══ Data segment

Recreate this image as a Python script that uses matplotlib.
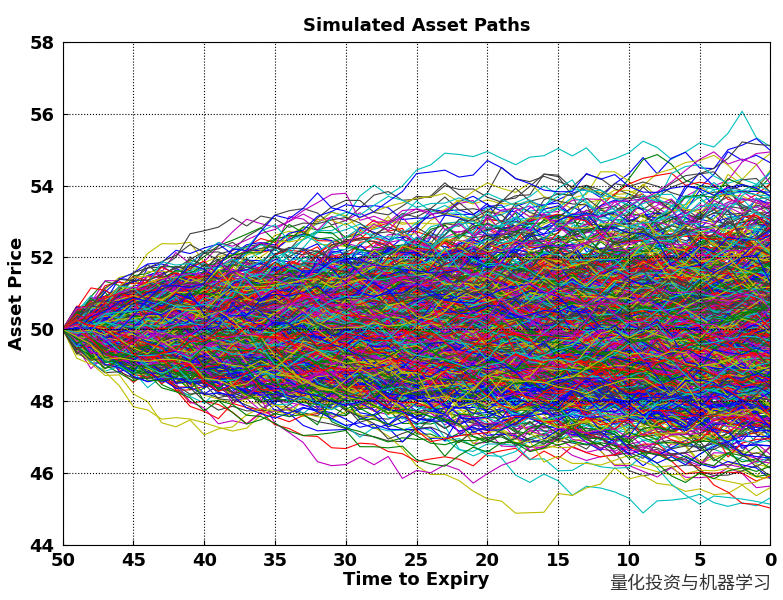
import numpy as np
import matplotlib.pyplot as plt

plt.rcParams['font.family'] = ['DejaVu Sans']

# chart parameters (Monte Carlo paths like the original)
S0 = 50.0
days_to_expiry = 50
daily_vol = 0.0050
n_paths = 1000
seed = 7
matlab_colors = ["#0000ff", "#008000", "#ff0000", "#00bfbf", "#bf00bf", "#bfbf00", "#404040"]
x_ticks = [50, 45, 40, 35, 30, 25, 20, 15, 10, 5, 0]
y_ticks = [44, 46, 48, 50, 52, 54, 56, 58]

rng = np.random.default_rng(seed)
steps = rng.normal(0, daily_vol, size=(days_to_expiry, n_paths))
paths = S0 * np.exp(np.vstack([np.zeros((1, n_paths)), np.cumsum(steps, axis=0)]))
t = np.arange(days_to_expiry, -1, -1)

fig = plt.figure(figsize=(7.83, 6), dpi=100)
ax = fig.add_axes([0.080, 0.092, 0.904, 0.838])
for i in range(n_paths):
    ax.plot(t, paths[:, i], color=matlab_colors[i % len(matlab_colors)], lw=0.8)

ax.set_xlim(50, 0)
ax.set_ylim(44, 58)
ax.set_xticks(x_ticks)
ax.set_yticks(y_ticks)
ax.grid(True, color='black', linestyle=':', linewidth=0.8)
ax.set_axisbelow(False)
ax.tick_params(labelsize=13, direction='in')
ax.tick_params(axis='x', pad=5)
ax.tick_params(axis='y', pad=6)
for lab in ax.get_xticklabels() + ax.get_yticklabels():
    lab.set_fontweight('bold')
ax.set_title('Simulated Asset Paths', fontsize=13, fontweight='bold', pad=8)
ax.set_xlabel('Time to Expiry', fontsize=13, fontweight='bold', labelpad=1)
ax.set_ylabel('Asset Price', fontsize=13, fontweight='bold', labelpad=2)

fig.text(0.985, 0.012, '量化投资与机器学习', family=['Noto Sans CJK SC', 'DejaVu Sans'],
         fontsize=13, ha='right', va='bottom', color='#333333',
         bbox=dict(facecolor='white', alpha=0.7, edgecolor='none', pad=1))

fig.savefig('out.png', dpi=100)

════

Required work: Which lines hold the string "matplotlib"? Copy all of them from the data above.

Result of this exercise:
Recreate this image as a Python script that uses matplotlib.
import matplotlib.pyplot as plt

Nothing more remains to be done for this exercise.